Key concept: this tactic works by simplifying the creation and regular changing of relevant website content. Your homepage copy is always on-message. But, it’s different every time the search engine looks at it.

This tactic also has the unique benefit of boosting search engine spider visits, not to some off-site blog page, but directly to your main homepage. Wow!

Does this method work? I tested it on an old website of mine that had fallen far down in Google rankings because I hadn’t touched it in over a year. First, I searched for it in Google using five different desirable keyword phrases, and found the website ranked somewhere between page 7 and page who-knows-where (I got tired of looking after page 20-something). Then, I rotated the copy in the first paragraph on the home page every few days. Within six weeks the website could be found on the first page of Google’s search results for three out of the five keyword phrases, and on the second page of results for the remaining two. Then, I stopped making the changes, and about two and a half months later the website started to sink in the search results. Other search engines will vary, and this was a one-shot test with one website. But I’d say it worked pretty well. And, you can test it for yourself.
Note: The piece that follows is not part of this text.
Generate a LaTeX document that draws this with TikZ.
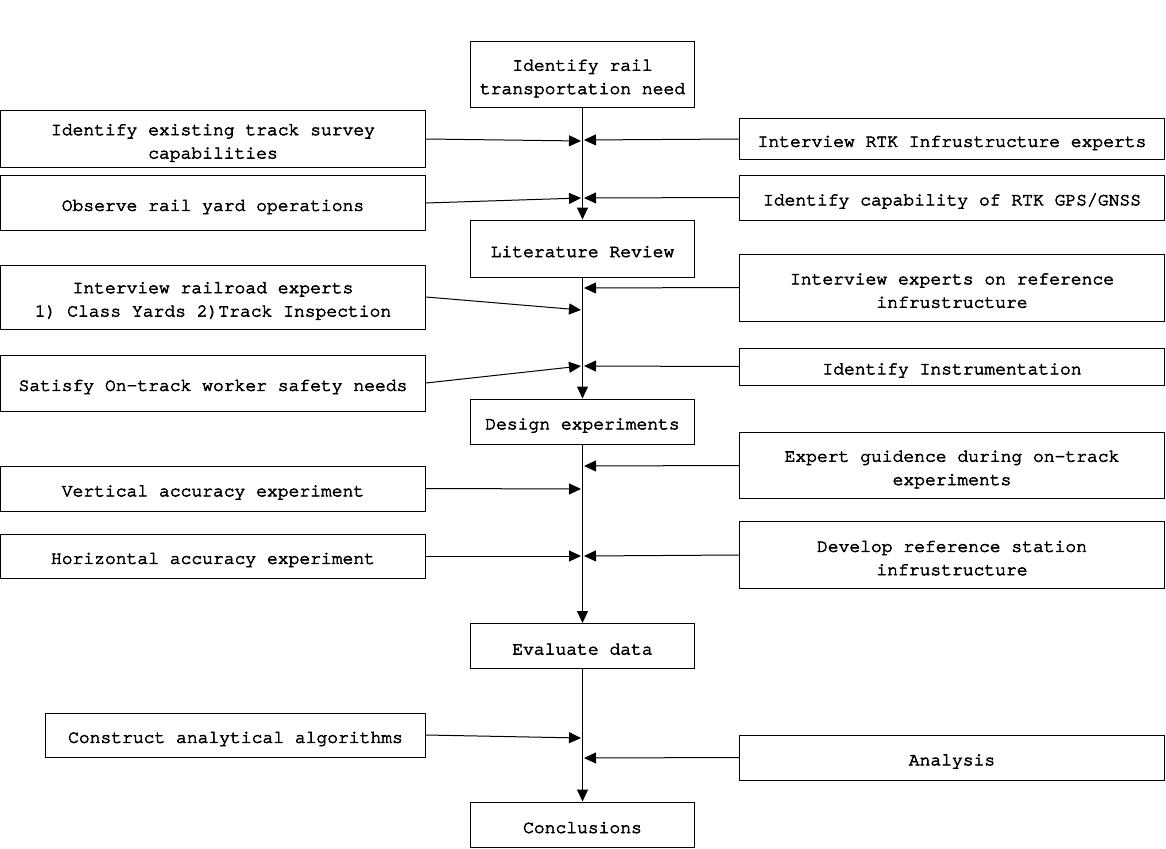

Does this tactic work as well as relevant, regular, well-promoted blogging in terms of search engine ranking or traffic? No. It doesn’t take advantage of a news feed, the other big reason why blogs work so well at attracting both ranking and traffic. And, it doesn’t give you the benefit of a second online presence that can be promoted independently. But, even if it works half as well as blogging (and I’d say it works better than half as well), it does so with about 2% of the effort. That leaves you free to build and promote a business instead of a blog. Maximum results with minimum effort: that’s how to achieve Tightwad Marketing!